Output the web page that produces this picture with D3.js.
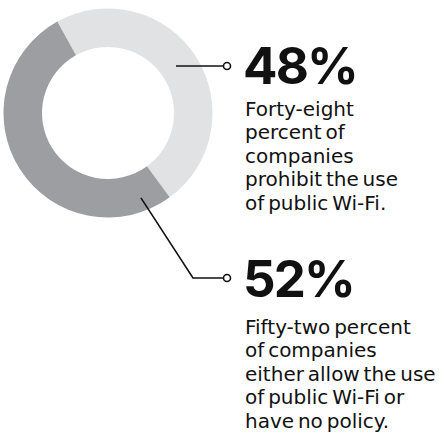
<!DOCTYPE html>
<html>
<head>
<meta charset="utf-8">
<script src="https://cdn.jsdelivr.net/npm/d3@7"></script>
<style>
  html, body { margin: 0; padding: 0; background: #ffffff; }
  svg { display: block; }
  .big { font-family: "Inter", "Liberation Sans", sans-serif; font-weight: 700; fill: #111111; }
  .body { font-family: "DejaVu Sans", "Inter", sans-serif; font-weight: 400; fill: #111111; }
</style>
</head>
<body>
<svg id="chart" width="439" height="434"></svg>
<script>
// Share of companies by public Wi-Fi policy
const categories = ["Prohibit public Wi-Fi", "Allow or no policy"];
const values = [48, 52];
const valueLabels = ["48%", "52%"];
const descriptions = [
  ["Forty-eight", "percent of", "companies", "prohibit the use", "of public Wi-Fi."],
  ["Fifty-two percent", "of companies", "either allow the use", "of public Wi-Fi or", "have no policy."]
];
const colors = ["#e1e2e3", "#9d9ea1"];

const svg = d3.select("#chart");
const cx = 108, cy = 113;
const outerR = 104.5, innerR = 66;
const startAngle = -29 * Math.PI / 180;

const pie = d3.pie().sort(null).value(d => d.value)
  .startAngle(startAngle).endAngle(startAngle + 2 * Math.PI);
const arcs = pie(categories.map((c, i) => ({ category: c, value: values[i] })));
const arc = d3.arc().innerRadius(innerR).outerRadius(outerR);

const g = svg.append("g").attr("transform", `translate(${cx},${cy})`);
g.selectAll("path.slice").data(arcs).join("path")
  .attr("class", "slice")
  .attr("d", arc)
  .attr("fill", (d, i) => colors[i]);

// Leader anchors: position along each slice (fraction of its sweep) and radius
const anchorFrac = [0.488, 0.08];
const anchorR = [82.7, 91];
const polar = (a, r) => [cx + r * Math.sin(a), cy - r * Math.cos(a)];

const dotX = 227;
const labelX = 245;
const bigBaseline = [84, 297];
const bodyFirstBaseline = [116, 334];
const lineStep = 23.4;
const elbowX = [null, 193];

arcs.forEach((d, i) => {
  const a = d.startAngle + (d.endAngle - d.startAngle) * anchorFrac[i];
  const [x0, y0] = polar(a, anchorR[i]);
  const dotY = i === 0 ? y0 : bigBaseline[i] - 19;
  const pts = i === 0 ? [[x0, y0], [dotX - 3.5, dotY]]
                      : [[x0, y0], [elbowX[i], dotY], [dotX - 3.5, dotY]];
  svg.append("path")
    .attr("d", d3.line()(pts))
    .attr("fill", "none").attr("stroke", "#111").attr("stroke-width", 1.6);
  svg.append("circle")
    .attr("cx", dotX).attr("cy", dotY).attr("r", 3.5)
    .attr("fill", "#fff").attr("stroke", "#111").attr("stroke-width", 1.6);

  svg.append("text").attr("class", "big")
    .attr("x", labelX - 2).attr("y", bigBaseline[i])
    .attr("font-size", 51).attr("letter-spacing", -1.8)
    .text(valueLabels[i]);

  const t = svg.append("text").attr("class", "body")
    .attr("font-size", 20).attr("word-spacing", -2.5);
  descriptions[i].forEach((line, j) => {
    t.append("tspan").attr("x", labelX).attr("y", bodyFirstBaseline[i] + j * lineStep).text(line);
  });
});
</script>
</body>
</html>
# # # # # # #
Restate the entire listing word for word, excluding pictures.

▶ [Correct answer]
Output the web page that produces this picture with D3.js.
<!DOCTYPE html>
<html>
<head>
<meta charset="utf-8">
<script src="https://cdn.jsdelivr.net/npm/d3@7"></script>
<style>
  html, body { margin: 0; padding: 0; background: #ffffff; }
  svg { display: block; }
  .big { font-family: "Inter", "Liberation Sans", sans-serif; font-weight: 700; fill: #111111; }
  .body { font-family: "DejaVu Sans", "Inter", sans-serif; font-weight: 400; fill: #111111; }
</style>
</head>
<body>
<svg id="chart" width="439" height="434"></svg>
<script>
// Share of companies by public Wi-Fi policy
const categories = ["Prohibit public Wi-Fi", "Allow or no policy"];
const values = [48, 52];
const valueLabels = ["48%", "52%"];
const descriptions = [
  ["Forty-eight", "percent of", "companies", "prohibit the use", "of public Wi-Fi."],
  ["Fifty-two percent", "of companies", "either allow the use", "of public Wi-Fi or", "have no policy."]
];
const colors = ["#e1e2e3", "#9d9ea1"];

const svg = d3.select("#chart");
const cx = 108, cy = 113;
const outerR = 104.5, innerR = 66;
const startAngle = -29 * Math.PI / 180;

const pie = d3.pie().sort(null).value(d => d.value)
  .startAngle(startAngle).endAngle(startAngle + 2 * Math.PI);
const arcs = pie(categories.map((c, i) => ({ category: c, value: values[i] })));
const arc = d3.arc().innerRadius(innerR).outerRadius(outerR);

const g = svg.append("g").attr("transform", `translate(${cx},${cy})`);
g.selectAll("path.slice").data(arcs).join("path")
  .attr("class", "slice")
  .attr("d", arc)
  .attr("fill", (d, i) => colors[i]);

// Leader anchors: position along each slice (fraction of its sweep) and radius
const anchorFrac = [0.488, 0.08];
const anchorR = [82.7, 91];
const polar = (a, r) => [cx + r * Math.sin(a), cy - r * Math.cos(a)];

const dotX = 227;
const labelX = 245;
const bigBaseline = [84, 297];
const bodyFirstBaseline = [116, 334];
const lineStep = 23.4;
const elbowX = [null, 193];

arcs.forEach((d, i) => {
  const a = d.startAngle + (d.endAngle - d.startAngle) * anchorFrac[i];
  const [x0, y0] = polar(a, anchorR[i]);
  const dotY = i === 0 ? y0 : bigBaseline[i] - 19;
  const pts = i === 0 ? [[x0, y0], [dotX - 3.5, dotY]]
                      : [[x0, y0], [elbowX[i], dotY], [dotX - 3.5, dotY]];
  svg.append("path")
    .attr("d", d3.line()(pts))
    .attr("fill", "none").attr("stroke", "#111").attr("stroke-width", 1.6);
  svg.append("circle")
    .attr("cx", dotX).attr("cy", dotY).attr("r", 3.5)
    .attr("fill", "#fff").attr("stroke", "#111").attr("stroke-width", 1.6);

  svg.append("text").attr("class", "big")
    .attr("x", labelX - 2).attr("y", bigBaseline[i])
    .attr("font-size", 51).attr("letter-spacing", -1.8)
    .text(valueLabels[i]);

  const t = svg.append("text").attr("class", "body")
    .attr("font-size", 20).attr("word-spacing", -2.5);
  descriptions[i].forEach((line, j) => {
    t.append("tspan").attr("x", labelX).attr("y", bodyFirstBaseline[i] + j * lineStep).text(line);
  });
});
</script>
</body>
</html>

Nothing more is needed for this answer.